BBC StoreCASE STUDY

As Head of Rights Business Development at the BBC, Ben Green led the rights negotiation strategy and implementation to enable the approval and launch of the hugely ambitious and pioneering BBC Store: – the BBC’s own digital retail platform, which offered over 10,000 hours of both new and archive programming to buy, watch and keep.

It had been calculated that, historically, only 7% of the BBC Television schedule was being exploited commercially.  So apart from the iPlayer catch-up window and the occasional repeat broadcast, the other 93% of programmes would rarely (if ever) be seen again by the public after their first broadcast. That was a powerful statistic that demanded some action.
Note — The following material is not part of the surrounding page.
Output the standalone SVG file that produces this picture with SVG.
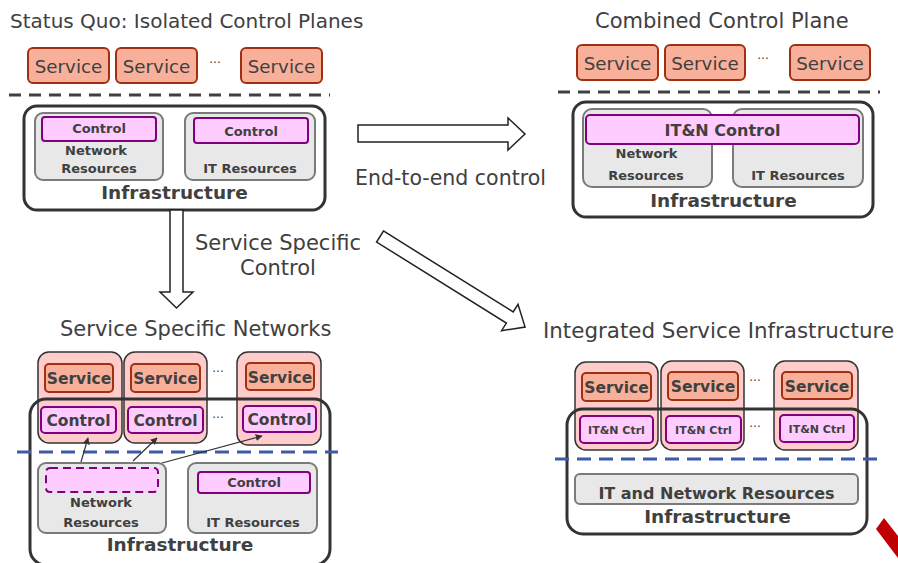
<svg xmlns="http://www.w3.org/2000/svg" width="898" height="563" viewBox="0 0 898 563">
<style>
.t{font-family:"DejaVu Sans",Verdana,sans-serif;fill:#404040}
.ti{font-size:21px}
.sv{font-size:18.3px}
.b{font-weight:bold}
.m{text-anchor:middle}
.dots{font-family:"DejaVu Sans",sans-serif;font-size:12px;fill:#404040;text-anchor:middle}
.svc{fill:#f9b09b;stroke:#a0300f;stroke-width:2}
.ctl{fill:#ffccff;stroke:#800080;stroke-width:2}
.res{fill:#e8e8e8;stroke:#7a7a7a;stroke-width:2}
.infra{fill:none;stroke:#333;stroke-width:3}
.col{fill:#ffcccc;stroke:#333;stroke-width:1.5}
.blk{fill:#fff;stroke:#222;stroke-width:1.5}
.gdash{stroke:#404040;stroke-width:3;stroke-dasharray:12 8;fill:none}
.bdash{stroke:#3f5aa8;stroke-width:3;stroke-dasharray:14 8;fill:none}
.thin{stroke:#333;stroke-width:1.2;fill:none;marker-end:url(#ah)}
</style>
<defs>
<marker id="ah" viewBox="0 0 10 10" refX="9" refY="5" markerWidth="7" markerHeight="7" markerUnits="userSpaceOnUse" orient="auto">
<path d="M0,0 L10,5 L0,10 z" fill="#333"/>
</marker>
</defs>
<rect width="898" height="563" fill="#fff"/>

<!-- Titles -->
<text class="t" x="10" y="28" font-size="20">Status Quo: Isolated Control Planes</text>
<text class="t ti" x="595" y="28">Combined Control Plane</text>
<text class="t ti" x="60" y="336">Service Specific Networks</text>
<text class="t" x="543" y="338" font-size="21.4">Integrated Service Infrastructure</text>

<!-- Top-left: status quo -->
<g id="tl-services">
<rect class="svc" x="28" y="48" width="81" height="35" rx="5"/>
<text class="t sv m" x="68.5" y="73">Service</text>
<rect class="svc" x="116" y="48" width="81" height="35" rx="5"/>
<text class="t sv m" x="156.5" y="73">Service</text>
<text class="dots" x="215" y="63">...</text>
<rect class="svc" x="241" y="48" width="81" height="35" rx="5"/>
<text class="t sv m" x="281.5" y="73">Service</text>
</g>
<line class="gdash" x1="9" y1="95" x2="330" y2="95"/>
<g id="tl-infra">
<rect class="infra" x="24" y="106" width="301" height="104" rx="13" fill="#fff"/>
<rect class="res" x="35" y="113" width="128" height="67" rx="8"/>
<rect class="ctl" x="42" y="117" width="114" height="24" rx="3"/>
<text class="t b m" x="99" y="133" font-size="13">Control</text>
<text class="t b m" x="96" y="155" font-size="13">Network</text>
<text class="t b m" x="99" y="173" font-size="13">Resources</text>
<rect class="res" x="185" y="113" width="130" height="67" rx="8"/>
<rect class="ctl" x="194" y="118" width="114" height="25" rx="3"/>
<text class="t b m" x="251" y="136" font-size="13">Control</text>
<text class="t b m" x="250" y="173" font-size="13">IT Resources</text>
<text class="t b m" x="174.5" y="199" font-size="18.5">Infrastructure</text>
</g>

<!-- Top-right: combined -->
<g id="tr-services">
<rect class="svc" x="577" y="45" width="81" height="35" rx="5"/>
<text class="t sv m" x="617.5" y="70">Service</text>
<rect class="svc" x="665" y="45" width="80" height="35" rx="5"/>
<text class="t sv m" x="705" y="70">Service</text>
<text class="dots" x="763" y="59">...</text>
<rect class="svc" x="790" y="45" width="80" height="35" rx="5"/>
<text class="t sv m" x="830" y="70">Service</text>
</g>
<line class="gdash" x1="558" y1="92" x2="880" y2="92"/>
<g id="tr-infra">
<rect class="infra" x="573" y="102" width="300" height="115" rx="13" fill="#fff"/>
<rect class="res" x="583" y="109" width="129" height="78" rx="9"/>
<rect class="res" x="733" y="109" width="130" height="78" rx="9"/>
<rect class="ctl" x="586" y="115" width="273" height="29" rx="4"/>
<text class="t b m" x="722.5" y="136" font-size="16">IT&amp;N Control</text>
<text class="t b m" x="646.5" y="158" font-size="13">Network</text>
<text class="t b m" x="646" y="180" font-size="13">Resources</text>
<text class="t b m" x="798" y="180" font-size="13">IT Resources</text>
<text class="t b m" x="723.5" y="207" font-size="18.5">Infrastructure</text>
</g>

<!-- Block arrows -->
<g id="transitions">
<polygon class="blk" points="358,125 508,125 508,118 525,134 508,150 508,142 358,142"/>
<text class="t" x="355" y="185" font-size="20.5">End-to-end control</text>
<polygon class="blk" points="170,210 183,210 183,292 193,292 176.5,308 160,292 170,292"/>
<text class="t ti" x="195" y="250">Service Specific</text>
<text class="t ti m" x="278" y="275">Control</text>
<polygon class="blk" transform="translate(380,236.5) rotate(31.97)" points="0,-6.5 153,-6.5 153,-15.5 171,0 153,15.5 153,6.5 0,6.5"/>
</g>

<!-- Bottom-left: service specific networks -->
<g id="bl-infra-bg">
<rect x="30" y="399" width="300" height="166" rx="16" fill="#fff"/>
</g>
<g id="bl-col1">
<rect class="col" x="38" y="352" width="84" height="91" rx="11"/>
<rect class="svc" x="45" y="364" width="68" height="28" rx="4"/>
<text class="t b m" x="79" y="384" font-size="15.5">Service</text>
<rect class="ctl" x="41" y="407" width="75" height="26" rx="4"/>
<text class="t b m" x="78.5" y="426" font-size="15.5">Control</text>
</g>
<g id="bl-col2">
<rect class="col" x="124" y="352" width="83" height="91" rx="11"/>
<rect class="svc" x="131" y="364" width="69" height="28" rx="4"/>
<text class="t b m" x="165.5" y="384" font-size="15.5">Service</text>
<rect class="ctl" x="128" y="407" width="75" height="26" rx="4"/>
<text class="t b m" x="165.5" y="426" font-size="15.5">Control</text>
</g>
<text class="dots" x="218" y="372">...</text>
<text class="dots" x="218" y="418">...</text>
<g id="bl-col3">
<rect class="col" x="237" y="352" width="84" height="93" rx="11"/>
<rect class="svc" x="246" y="363" width="68" height="27" rx="4"/>
<text class="t b m" x="280" y="383" font-size="15.5">Service</text>
<rect class="ctl" x="243" y="406" width="73" height="26" rx="4"/>
<text class="t b m" x="279.5" y="425" font-size="15.5">Control</text>
</g>
<g id="bl-infra">
<rect class="infra" x="30" y="399" width="300" height="166" rx="16"/>
<line class="bdash" x1="17" y1="452" x2="338" y2="452"/>
<rect class="res" x="38" y="463" width="128" height="70" rx="8"/>
<rect x="46" y="468" width="112" height="24" rx="4" fill="#ffccff" stroke="#800080" stroke-width="2" stroke-dasharray="8 5"/>
<text class="t b m" x="101" y="507" font-size="13">Network</text>
<text class="t b m" x="101" y="527" font-size="13">Resources</text>
<rect class="res" x="188" y="463" width="129" height="70" rx="8"/>
<rect class="ctl" x="198" y="472" width="112" height="21" rx="3"/>
<text class="t b m" x="254" y="487" font-size="13">Control</text>
<text class="t b m" x="253" y="527" font-size="13">IT Resources</text>
<text class="t b m" x="180" y="551" font-size="18.5">Infrastructure</text>
</g>
<g id="bl-connectors">
<line class="thin" x1="81" y1="462" x2="88" y2="438"/>
<line class="thin" x1="133" y1="461" x2="157" y2="438"/>
<line class="thin" x1="162" y1="463" x2="262" y2="436"/>
</g>

<!-- Bottom-right: integrated service infrastructure -->
<g id="br-infra-bg">
<rect x="567" y="409" width="300" height="125" rx="16" fill="#fff"/>
</g>
<g id="br-col1">
<rect class="col" x="575" y="362" width="83" height="88" rx="11"/>
<rect class="svc" x="582" y="373" width="69" height="28" rx="4"/>
<text class="t b m" x="616.5" y="393" font-size="15.5">Service</text>
<rect class="ctl" x="580" y="416" width="73" height="27" rx="4"/>
<text class="t b m" x="616.5" y="434" font-size="11">IT&amp;N Ctrl</text>
</g>
<g id="br-col2">
<rect class="col" x="661" y="361" width="83" height="89" rx="11"/>
<rect class="svc" x="668" y="372" width="70" height="28" rx="4"/>
<text class="t b m" x="703" y="392" font-size="15.5">Service</text>
<rect class="ctl" x="666" y="416" width="75" height="27" rx="4"/>
<text class="t b m" x="703.5" y="434" font-size="11">IT&amp;N Ctrl</text>
</g>
<text class="dots" x="755" y="381">...</text>
<text class="dots" x="755" y="427">...</text>
<g id="br-col3">
<rect class="col" x="774" y="361" width="84" height="89" rx="11"/>
<rect class="svc" x="782" y="372" width="70" height="27" rx="4"/>
<text class="t b m" x="817" y="392" font-size="15.5">Service</text>
<rect class="ctl" x="780" y="415" width="74" height="27" rx="4"/>
<text class="t b m" x="817" y="433" font-size="11">IT&amp;N Ctrl</text>
</g>
<g id="br-infra">
<rect class="infra" x="567" y="409" width="300" height="125" rx="16"/>
<line class="bdash" x1="555" y1="459" x2="877" y2="459"/>
<rect class="res" x="575" y="474" width="283" height="30" rx="5"/>
<text class="t b m" x="716.5" y="499" font-size="16">IT and Network Resources</text>
<text class="t b m" x="717.5" y="523" font-size="18.5">Infrastructure</text>
</g>

<!-- corner mark -->
<polygon points="876,529 884,518 898,536 898,558" fill="#c00000"/>
</svg>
So, BBC Store became one part of the BBC’s archive strategy: to offer UK Licence Fee payers more permanent availability of the programmes they helped to fund, either freely (via the iPlayer catch-up and some permanent online collections), or via a reasonably-priced, cost-effective commercial offering.

Turning strategies and top-level ambitions into reality is something else, however, and what made this particularly challenging was the ambition to make a significant part of the broadcast schedule available to be sold digitally on a permanent basis online from the day after broadcast.

Following my work on the iPlayer (see other Case Study) I was asked to lead the Rights workstream to deliver BBC Store. Logically there were many similarities: acquiring rights on new programmes upfront (where not already in place), and a process for exempting programmes where there was a problem. However, it was quickly realised that, unlike the widely accepted iPlayer free public service window, there would be a tidal wave of other commercial rights considerations to work through.  Not only would the BBC need to obtain wider commercial rights in genres that were previously rarely exploited (e.g. Arts and Culture, Documentaries), but also it would be critical to ensure that the agreements and administration were in place to pay rights-holders their appropriate revenue shares and royalties, on a rapidly growing commercial programme catalogue.

A root-and-branch review of complex rights and revenue flows between producers and distributors (where the rights could be owned by any number of different parties); exclusivity/non-exclusivity; windowing, territory and licence period limitations to track; negotiating new rights models to make the ambition both affordable for the BBC and reasonable for the rights-holder – these were just some of the many parts of the rights jigsaw myself and my team oversaw.

And then there was the BBC’s archive…

Clearly it wasn’t feasible to digitise and clear the rights to release the entire TV archive (there’s approximately 800,000 hours), so a conservative target was set of 1000 hours of previously unreleased archive per year (in addition to the existing commercial archive catalogue being sold as DVD/ Download to Own).  Few realise the onerous task of tracking down certain rights holders of archive programming (some of it over 50 years old) to renew rights but, after much detective work by a superb clearance team, there were some great successes resulting in some real gems becoming available. Many had not seen the light of day for decades.

I personally negotiated the new rights agreements to enable BBC Store to release the archive collections of many of the top Drama and Comedy writers: Dennis Potter, Alan Bennett, Mike Leigh, Alan Bleasdale, and Andrew Davies, to name just a few.  I also led many other leading talent, distributor and framework deals, and oversaw the implementation of the new terms and processes used by the Rights Legal & Business Affairs teams across the UK, and published rights guidance for independent production companies to help them deliver their programmes to BBC Store appropriately cleared.

As far as I am aware, no other broadcaster on the globe offered this scale and type of service to its audience. The BBC (as it so often does) pioneered a genuinely new service that could potentially grow a new commercial market in the UK, particularly for genres not normally available for the public to buy.

So it was extremely saddening to hear in Spring 2017, not 18 months after launch, that BBC Worldwide decided to close the service ‘due to market forces’ (i.e. an audience preference for subscription streaming services).

BBC Store is, however, still something I’m immensely proud to have worked on and been instrumental in launching.

 

N.B. The Case Study above represents the personal views and general historic facts surrounding the project. For the avoidance of doubt, these views are not those of the BBC, nor do they represent any endorsement (actual or implied) by the BBC of Ben Green Associates Limited.